On the other hand, it is difficult to see how this analysis could apply in the context of most environmental liability claims, where contamination either occurred as the result of ongoing discharges from diverse sources over a period of years or decades or that involved ongoing property damage, as in the case of a plume of solvents or DNAPLs migrating through the subsurface.
The irony of any future debate on this point is that, in the past, policyholders have generally argued that the ongoing migration of pollutants from earlier discharges should be a new “trigger of coverage” whereas insurance companies had often argued that the continuation of earlier events was no more than a “loss in progress” and not an ongoing “trigger.” Compare EnergyNorth Natural Gas, Inc. v. Underwriters at Lloyd’s, 848 A.2d 715, 150 N.H. 828 (2004)( that “where the alleged migration of toxic waste is continuing, multiple exposures triggering exposures are also continuing) and American and Foreign Ins. Co. v. Sequatchie Concrete Services, 441 F.3d 341 (6th Cir. 2006)(continuation of loss does not trigger policies). See also Polarome International, Inc. v. Greenwich Ins. Co., No. A-0566-07T1 (N.J. App. December 17, 2008)(“the last pull of the trigger is the initial manifestation of a diacetyl-related personal injury”).

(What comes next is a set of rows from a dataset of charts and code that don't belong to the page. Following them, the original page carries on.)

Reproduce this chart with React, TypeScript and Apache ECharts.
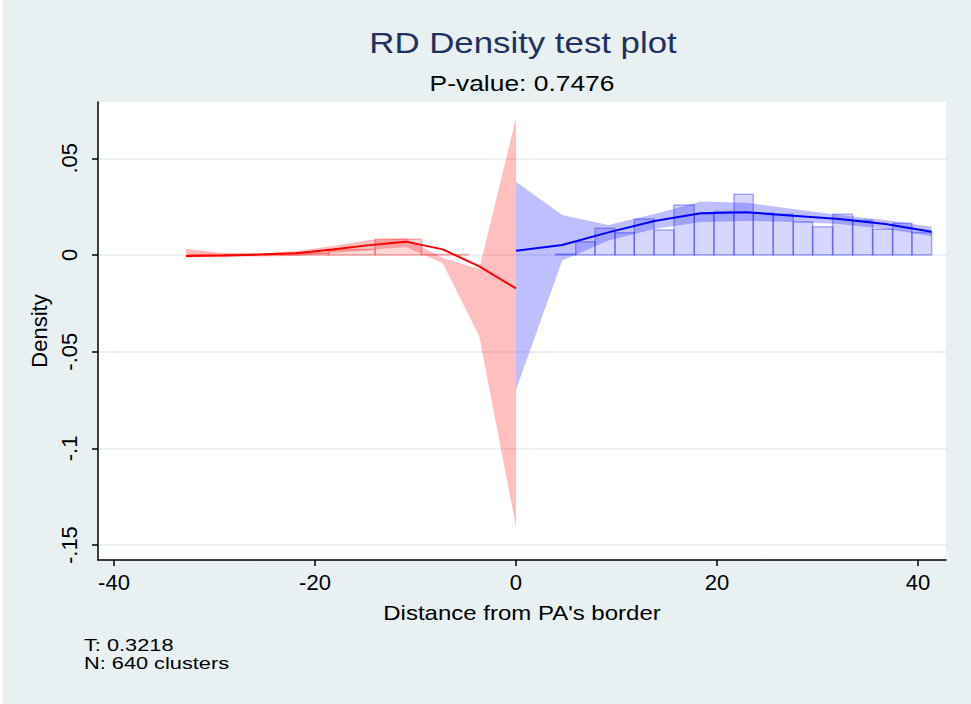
import React, { useEffect, useRef } from 'react';
import * as echarts from 'echarts';

// Left (red) side: evaluation points, density fit and confidence band
const redX = [-32.84, -29.18, -25.54, -21.89, -18.24, -14.6, -10.95, -7.29, -3.65, 0];
const redFit = [-0.0005, -0.0002, 0.0002, 0.0009, 0.0028, 0.0051, 0.0069, 0.0029, -0.0059, -0.0173];
const redUpper = [0.0031, 0.001, 0.0008, 0.0021, 0.0047, 0.0078, 0.0085, -0.0016, -0.0072, 0.0707];
const redLower = [-0.0013, -0.001, -0.0008, -0.0005, 0.001, 0.0026, 0.0041, -0.0043, -0.0422, -0.1405];

// Right (blue) side
const blueX = [0, 4.6, 9.19, 13.79, 18.38, 22.98, 27.57, 32.17, 36.76, 41.36];
const blueFit = [0.0022, 0.0052, 0.0117, 0.0176, 0.0216, 0.0221, 0.0203, 0.0186, 0.016, 0.012];
const blueUpper = [0.0379, 0.0207, 0.0155, 0.0212, 0.0276, 0.027, 0.0238, 0.0207, 0.0181, 0.0146];
const blueLower = [-0.0698, -0.0029, 0.0075, 0.0134, 0.0171, 0.0176, 0.0171, 0.016, 0.0134, 0.0098];

// Histograms
const redBinEdges = [-32.54, -27.91, -23.28, -18.66, -14.03, -9.4, -4.78];
const redBinHeights = [0.0002, 0.0004, 0.0009, 0.0029, 0.0081, 0.0002];
const blueBinEdges = [3.95, 5.94, 7.86, 9.85, 11.77, 13.73, 15.72, 17.74, 19.7, 21.69, 23.61, 25.6, 27.59, 29.52, 31.51, 33.5, 35.49, 37.48, 39.4, 41.36];
const blueBinHeights = [0.0005, 0.0069, 0.0138, 0.0115, 0.0186, 0.0129, 0.0259, 0.0213, 0.0225, 0.0314, 0.0217, 0.0211, 0.017, 0.0146, 0.021, 0.0179, 0.0133, 0.0164, 0.0116];

// Axes
const xTickValues = [-40, -20, 0, 20, 40];
const yTickValues = [-0.15, -0.1, -0.05, 0, 0.05];
const yTickLabels = ['-.15', '-.1', '-.05', '0', '.05'];

const titleText = 'RD Density test plot';
const subtitleText = 'P-value: 0.7476';
const xName = "Distance from PA's border";
const yName = 'Density';
const notes = ['T: 0.3218', 'N: 640 clusters'];

const FONT = '"Liberation Sans", Arial, Helvetica, sans-serif';

export default function App() {
  const ref = useRef<HTMLDivElement>(null);

  useEffect(() => {
    const chart = echarts.init(ref.current as HTMLDivElement, null, { renderer: 'svg' });

    const bandSeries = (xs: number[], up: number[], lo: number[], color: string) => ({
      type: 'custom',
      coordinateSystem: 'cartesian2d',
      data: [[0, 0]],
      encode: { x: 0, y: 1 },
      z: 3,
      silent: true,
      renderItem: (_params: any, api: any) => {
        const pts: number[][] = [];
        xs.forEach((x, i) => pts.push(api.coord([x, up[i]])));
        for (let i = xs.length - 1; i >= 0; i--) pts.push(api.coord([xs[i], lo[i]]));
        return { type: 'polygon', shape: { points: pts }, style: { fill: color } };
      },
    });

    const histSeries = (edges: number[], heights: number[], fill: string, stroke: string) => ({
      type: 'custom',
      coordinateSystem: 'cartesian2d',
      data: heights.map((h, i) => [edges[i], edges[i + 1], h]),
      encode: { x: [0, 1], y: 2 },
      z: 2,
      silent: true,
      renderItem: (_params: any, api: any) => {
        const p0 = api.coord([api.value(0), api.value(2)]);
        const p1 = api.coord([api.value(1), 0]);
        return {
          type: 'rect',
          shape: { x: p0[0], y: p0[1], width: p1[0] - p0[0], height: p1[1] - p0[1] },
          style: { fill, stroke, lineWidth: 1.5 },
        };
      },
    });

    const lineSeries = (xs: number[], ys: number[], color: string) => ({
      type: 'line',
      data: xs.map((x, i) => [x, ys[i]]),
      symbol: 'none',
      z: 5,
      silent: true,
      lineStyle: { color, width: 2 },
    });

    chart.setOption({
      animation: false,
      backgroundColor: '#e8f0f2',
      grid: {
        left: 98,
        right: 25,
        top: 102,
        bottom: 144,
        show: true,
        backgroundColor: '#ffffff',
        borderWidth: 0,
      },
      xAxis: {
        type: 'value',
        min: -41.59,
        max: 42.79,
        axisLine: { onZero: false, lineStyle: { color: '#000', width: 1.5 } },
        axisTick: { show: true, length: 6, customValues: xTickValues, lineStyle: { color: '#000', width: 1.5 } },
        axisLabel: {
          customValues: xTickValues,
          formatter: (v: number) => String(v),
          fontFamily: FONT,
          fontSize: 22,
          color: '#000',
          margin: 11,
        },
        splitLine: { show: false },
      },
      yAxis: {
        type: 'value',
        min: -0.1577,
        max: 0.0791,
        axisLine: { show: true, onZero: false, lineStyle: { color: '#000', width: 1.5 } },
        axisTick: { show: true, length: 6, customValues: yTickValues, lineStyle: { color: '#000', width: 1.5 } },
        axisLabel: {
          customValues: yTickValues,
          rotate: 90,
          formatter: (v: number) => {
            let best = 0;
            yTickValues.forEach((t, i) => {
              if (Math.abs(t - v) < Math.abs(yTickValues[best] - v)) best = i;
            });
            return yTickLabels[best];
          },
          fontFamily: FONT,
          fontSize: 22,
          color: '#000',
          margin: 18,
        },
        splitLine: { show: true, lineStyle: { color: '#e4ecef', width: 1.5 } },
        name: yName,
        nameLocation: 'middle',
        nameGap: 35,
        nameTextStyle: { fontFamily: FONT, fontSize: 22, color: '#000' },
      },
      graphic: [
        { type: 'rect', shape: { x: 0, y: 0, width: 3, height: 704 }, style: { fill: '#ffffff' }, silent: true },
        {
          type: 'text', x: 523, y: 43, scaleX: 1.2,
          style: { text: titleText, font: `29px ${FONT}`, fill: '#1f3160', textAlign: 'center', textVerticalAlign: 'middle' },
        },
        {
          type: 'text', x: 522, y: 83, scaleX: 1.2,
          style: { text: subtitleText, font: `22px ${FONT}`, fill: '#000', textAlign: 'center', textVerticalAlign: 'middle' },
        },
        {
          type: 'text', x: 522, y: 613, scaleX: 1.2,
          style: { text: xName, font: `20px ${FONT}`, fill: '#000', textAlign: 'center', textVerticalAlign: 'middle' },
        },
        {
          type: 'text', x: 84, y: 645, scaleX: 1.28,
          style: { text: notes[0], font: `17px ${FONT}`, fill: '#000', textAlign: 'left', textVerticalAlign: 'middle' },
        },
        {
          type: 'text', x: 84, y: 663, scaleX: 1.28,
          style: { text: notes[1], font: `17px ${FONT}`, fill: '#000', textAlign: 'left', textVerticalAlign: 'middle' },
        },
      ],
      series: [
        histSeries(redBinEdges, redBinHeights, 'rgba(255,0,0,0.16)', 'rgba(255,0,0,0.3)'),
        histSeries(blueBinEdges, blueBinHeights, 'rgba(0,0,255,0.16)', 'rgba(0,0,255,0.3)'),
        bandSeries(redX, redUpper, redLower, 'rgba(255,0,0,0.25)'),
        bandSeries(blueX, blueUpper, blueLower, 'rgba(0,0,255,0.25)'),
        lineSeries(redX, redFit, '#ff0000'),
        lineSeries(blueX, blueFit, '#0000ff'),
      ],
    });

    return () => chart.dispose();
  }, []);

  return (
    <div
      ref={ref}
      style={{ position: 'fixed', left: 0, top: 0, width: 971, height: 704 }}
    />
  );
}
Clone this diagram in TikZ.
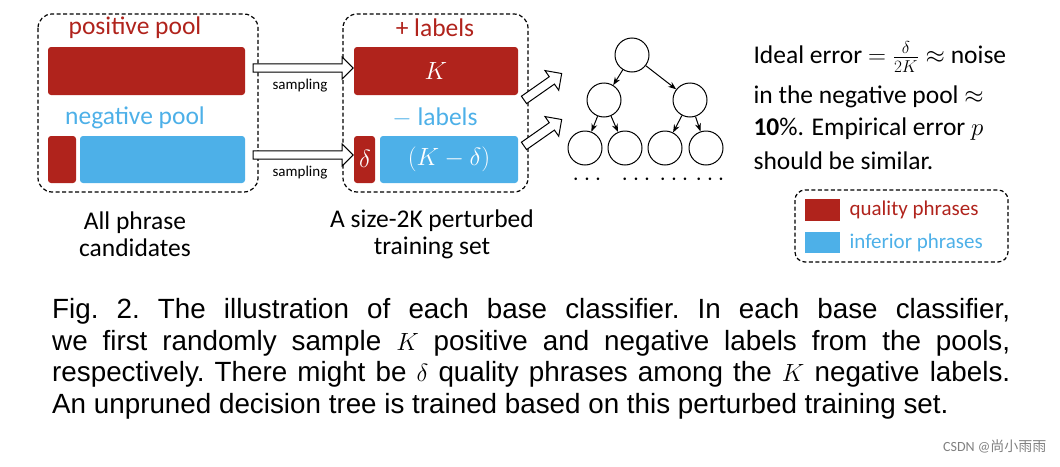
\documentclass[tikz,border=0pt]{standalone}
\usepackage{fontspec}
\setmainfont{Carlito}
\newfontfamily\capf{Liberation Sans}
\newfontfamily\cjk{Noto Sans CJK SC}
\usetikzlibrary{arrows.meta,shapes.arrows}
\definecolor{qred}{RGB}{176,35,28}
\definecolor{iblue}{RGB}{77,176,232}
\begin{document}
\begin{tikzpicture}[x=1pt,y=-1pt,
  dbox/.style={draw,dash pattern=on 4pt off 2.5pt,rounded corners=14pt,line width=1.2pt},
  bar/.style={rounded corners=3pt},
  lbl/.style={font=\fontsize{25.5}{28}\selectfont},
  hollow/.style={draw,line width=1pt,fill=white,single arrow,single arrow head extend=5pt,minimum height=#1,inner sep=2.5pt,single arrow tip angle=90},
  samp/.style={font=\fontsize{15}{17}\selectfont},
  tn/.style={circle,draw,line width=1pt,minimum size=34pt,inner sep=0},
  te/.style={-{Stealth[length=8pt]},line width=1pt},
  dots/.style={font=\fontsize{26}{28}\selectfont}]
\useasboundingbox (0,0) rectangle (1060,466);
% left box
\draw[dbox] (38,14) rectangle (258,192);
\node[lbl,text=qred] (pp) at (135,28) {positive pool};
\fill[qred,bar] (48,47) rectangle (245,95);
\node[lbl,text=iblue] (np) at (135,118) {negative pool};
\fill[qred,bar] (48,136) rectangle (76,183);
\fill[iblue,bar] (80,136) rectangle (245,183);
\node[lbl,align=center] (all) at (135,234) {All phrase\\[-1pt]candidates};
% middle box
\draw[dbox] (343,14) rectangle (528,192);
\node[lbl,text=qred] (pl) at (435,28) {+ labels};
\fill[qred,bar] (354,47) rectangle (518,95);
\node[lbl,text=white] (k) at (436,71) {$K$};
\node[lbl,text=iblue] (ml) at (435,118) {$-$ labels};
\fill[qred,bar] (354,136) rectangle (375,183);
\node[lbl,text=white] (d) at (365,159) {$\delta$};
\fill[iblue,bar] (380,136) rectangle (518,183);
\node[lbl,text=white] (kd) at (449,159) {$(K-\delta)$};
\node[lbl,align=center] (ts) at (432,234) {A size-2K perturbed\\[-1pt]training set};
% sampling arrows
\node[hollow=100pt,minimum width=22pt] (a1) at (301,68) {};
\node[samp] (s1) at (300,86) {sampling};
\node[hollow=100pt,minimum width=22pt] (a2) at (301,155) {};
\node[samp] (s2) at (300,173) {sampling};
\node[hollow=46pt,minimum width=24pt,rotate=35] (a3) at (541,88) {};
\node[hollow=46pt,minimum width=24pt,rotate=35] (a4) at (541,134) {};
% tree
\node[tn] (r) at (632,55) {};
\node[tn] (l) at (604,100) {};
\node[tn] (rr) at (690,100) {};
\node[tn] (l1) at (585,148) {};
\node[tn] (l2) at (625,148) {};
\node[tn] (l3) at (665,148) {};
\node[tn] (l4) at (706,148) {};
\draw[te] (r) -- (l); \draw[te] (r) -- (rr);
\draw[te] (l) -- (l1); \draw[te] (l) -- (l2);
\draw[te] (rr) -- (l3); \draw[te] (rr) -- (l4);
\node[dots] (d1) at (587,180) {$\cdots$};
\node[dots] (d2) at (636,180) {$\cdots$};
\node[dots] (d3) at (674,180) {$\cdots$};
\node[dots] (d4) at (710,180) {$\cdots$};
% text
\node[lbl,anchor=west] (t1) at (750,57) {Ideal error $=\frac{\delta}{2K}\approx$ noise};
\node[lbl,anchor=west] (t2) at (750,97) {in the negative pool $\approx$};
\node[lbl,anchor=west] (t3) at (750,129) {$\mathbf{10}$\%. Empirical error $p$};
\node[lbl,anchor=west] (t4) at (750,161) {should be similar.};
% legend
\draw[dbox,rounded corners=10pt] (795,190) rectangle (1008,262);
\fill[qred] (805,199) rectangle (840,221);
\node[font=\fontsize{21}{23}\selectfont,text=qred,anchor=west] (q) at (846,210) {quality phrases};
\fill[iblue] (805,232) rectangle (840,253);
\node[font=\fontsize{21}{23}\selectfont,text=iblue,anchor=west] (i) at (846,243) {inferior phrases};
% caption
\node[anchor=north west,inner sep=0,text width=958pt,align=justify,font=\capf\fontsize{27.8}{31.8}\selectfont\frenchspacing] (cap) at (52,298)
{Fig. 2. The illustration of each base classifier. In each base classifier,\linebreak we first randomly sample $K$ positive and negative labels from the pools,\linebreak respectively. There might be $\delta$ quality phrases among the $K$ negative labels.\linebreak An unpruned decision tree is trained based on this perturbed training set.};
\node[anchor=east,text=gray,font=\fontsize{14}{16}\selectfont] (wm) at (1050,446) {CSDN @{\cjk 尚小雨雨}};
\end{tikzpicture}
\end{document}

The reversal of burdens of proof that Massachusetts litigants may now make in the wake of Boston Gas foreshadowed to some extent by the Second Circuit’s opinion in Olin Corp. v. Certain Underwriters at Lloyd’s, London, 468 F.3d 120 (2nd Cir. 2006). In Olin, the Second Circuit declared that additional property damage caused by the passive migration or spread of contaminants that had already been discharged into the environment constituted “property damage” under New York law and that such years must be taken into account in determining the denominator for purposes of allocating the manner in which such losses are spread or assigned to policy years. On the other hand, the Second Circuit criticized London Insurer’s arguments view that contamination continues at a constant rate for an indefinite period of time. Further the court was troubled by the prospect that the continuation of property damage in later years would change the amount of coverage under each policy up to that point thus making coverage dependent on events occurring after the policy period. As a result, the court adopted an intermediate approach, holding that property damage occurs as long as contamination continues to spread, whether or not the contamination is based on active pollution or the passive migration of contamination into the soil and groundwater.
In Massachusetts, as elsewhere, it is the policyholder’s burden to present evidence that bodily injury or property damage has occurred during an insurer’s policy period in order to trigger coverage. The irony of Boston Gas is that it is insurers that likely now have the incentive of proving extensive periods of bodily injury or property damage.